Лопахин сам для себя – воплощенье своей мечты. На нем костюм «цвета сливочного мороженого», шляпа лучших кинематографических образцов. Как уточняет С. Николаевич[16], верблюжье пальто, как у Марлона Брандо, и шляпа, как у Алена Делона. Но даже для тех, кто не распознает цитаты, костюм Лопахина абсолютно семиотичен.
Торжество покупки Д. Козловский проводит блистательно. Красавчик, одетый по голливудским стандартам, он мечется по дому (по зрительному залу), выкрикивая слова, о смысле которых не подозревал. Он будто вдруг обнаружил, что прекраснее этого сада нет ничего на свете, что он взял реванш за всех своих ничтожных предков, что он только теперь осознал себя человеком. Он забыл о Раневской, о своей любви. Недвижимость, овеянная легендарной славой, оказалась притягательнее, чем женщина-мечта. Полубезумный, взмокший от пота, он топочет, вбивая каблуки в пол с грохотом, напоминающим стук топора. Его «не вернешь теперь» не имеет оттенка жалости, тут «не вернешь» – баста! Моё! А что до «скорее бы всё прошло», так ведь жизнь – жестокая штука, сердце разрывается ежечасно: но социальный реванш сулит больше, чем женщина.

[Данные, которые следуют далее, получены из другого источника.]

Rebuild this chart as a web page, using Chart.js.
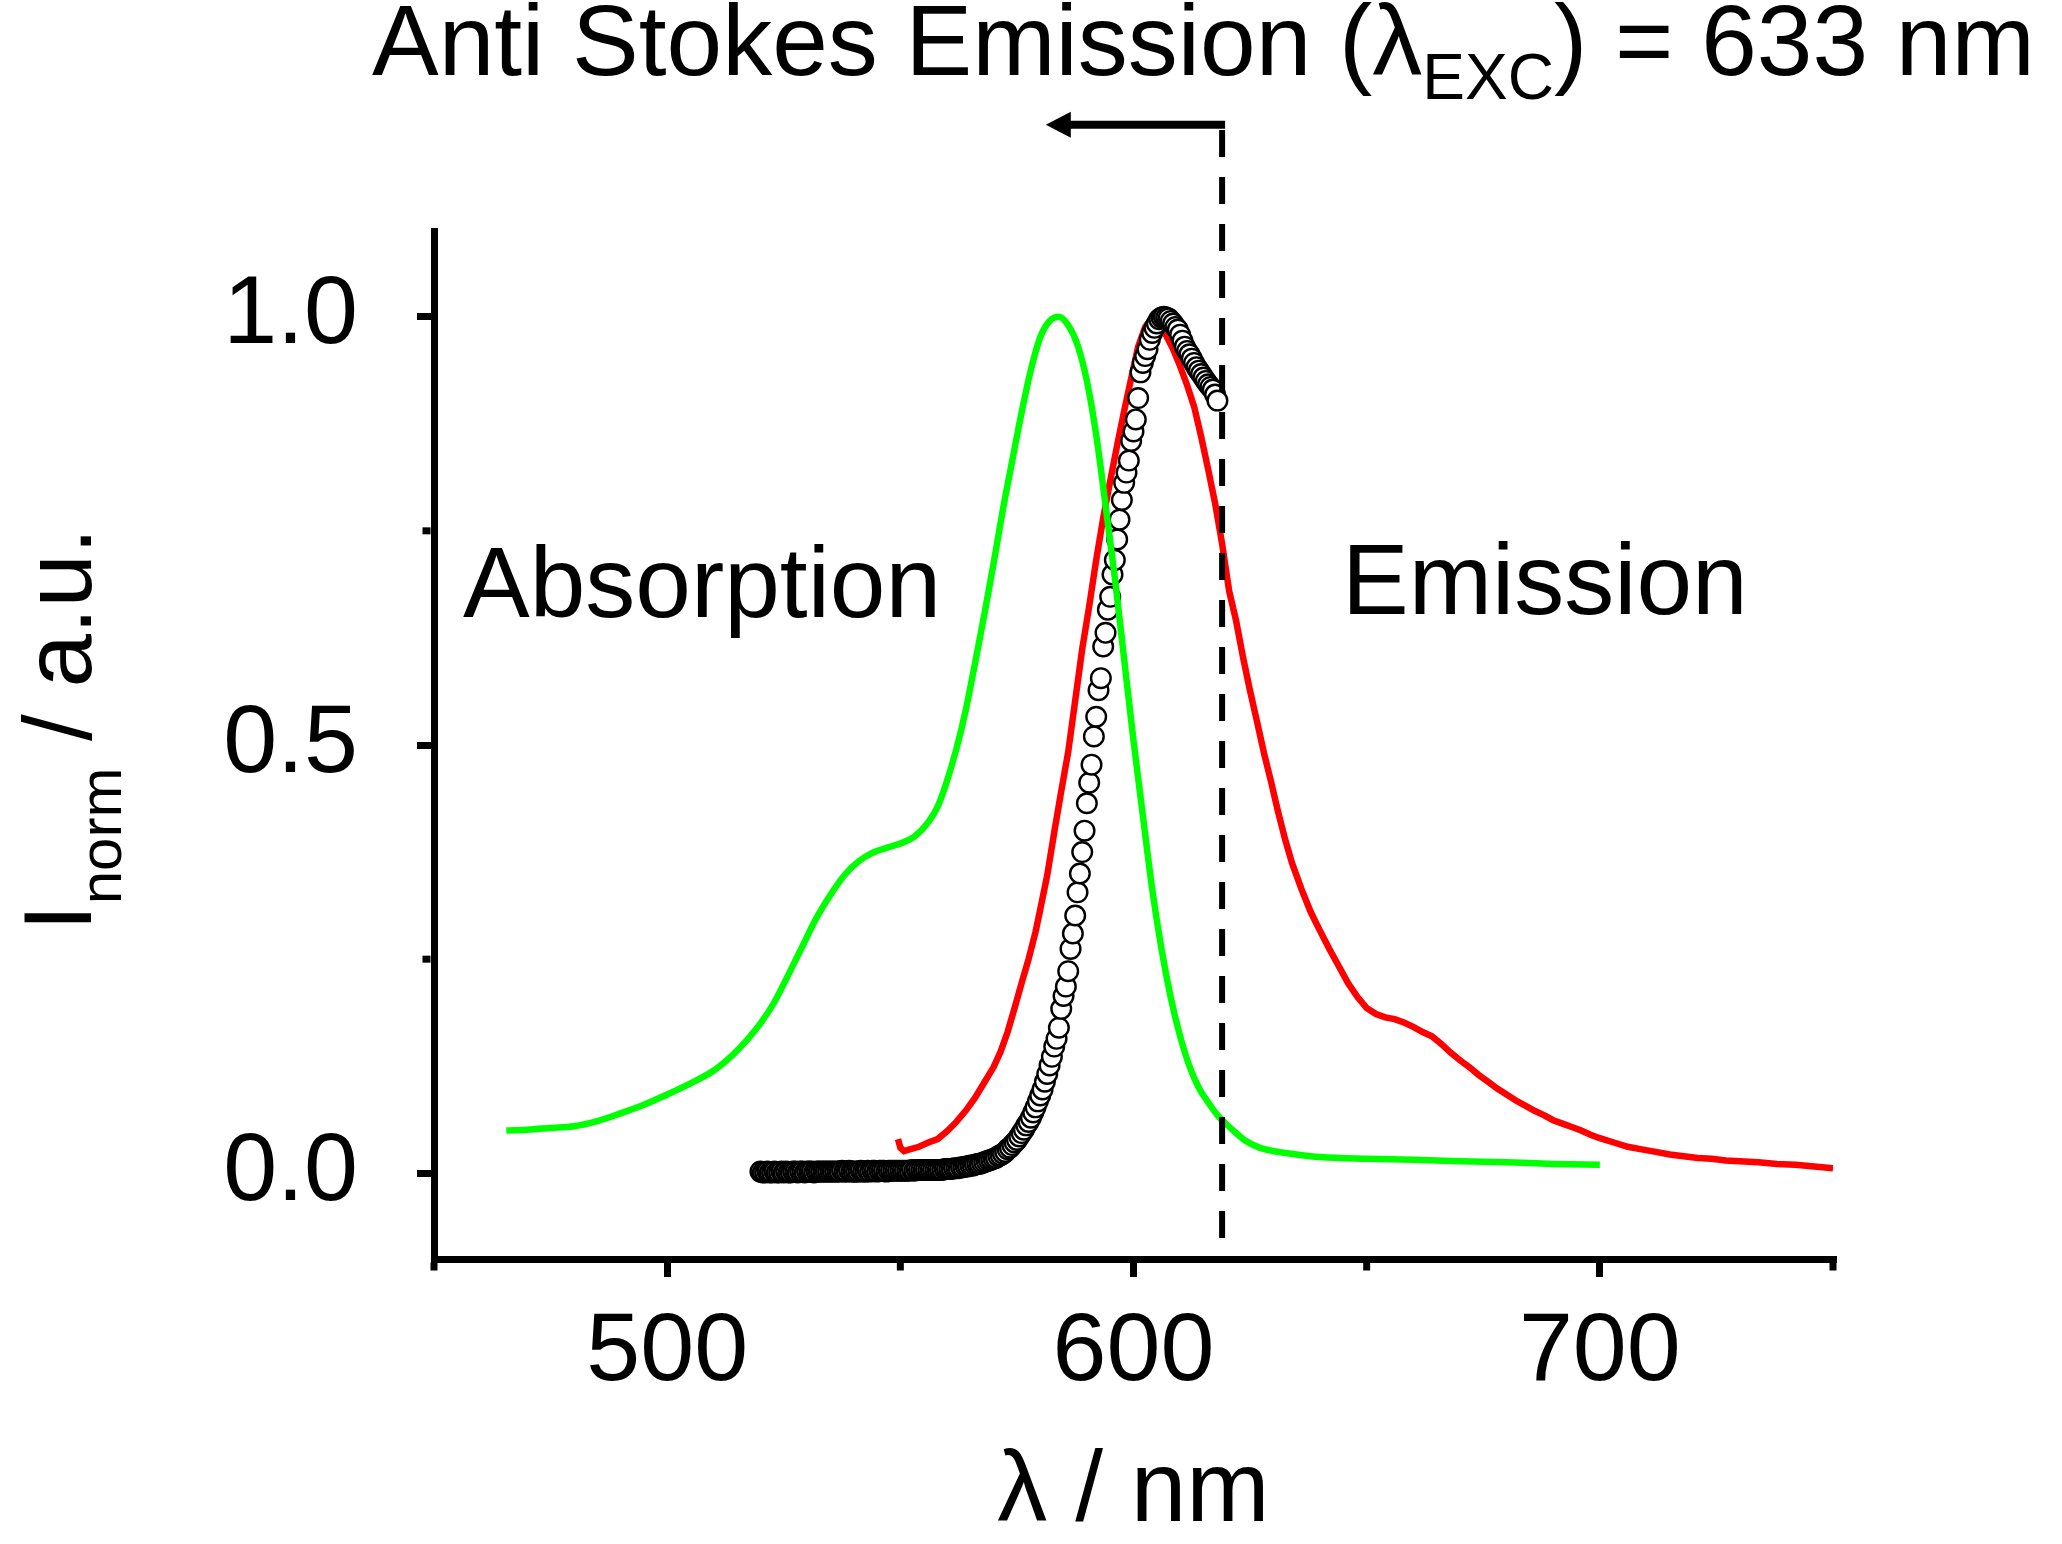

Монолог Лопахина-Козловского по качеству исполнения, по градусу страсти, накалу трагедии, по ошеломительности сценической реализации может войти в анналы, как и монолог Высоцкого. Лопахин произносит свои слова прямо в зрительном зале, между креслами. Он объявляет о случившемся с порога. Приближаться к Раневской ему незачем. (Вошедший с ним Гаев как-то незаметно переместился ближе к сестре и домочадцам.) Речь Лопахина не обращена к ним, не предполагает их реакции. Ему необходимо обежать, пометить, как зверю, пространство, которое теперь принадлежит ему. Текст монолога значительно сокращен и ювелирно актуализирован. Выпущено, например, упоминание о том, что отец и дед его были рабами (какие сегодня «рабы» – не из гастарбайтеров же Ермолай Алексеевич, в самом деле!)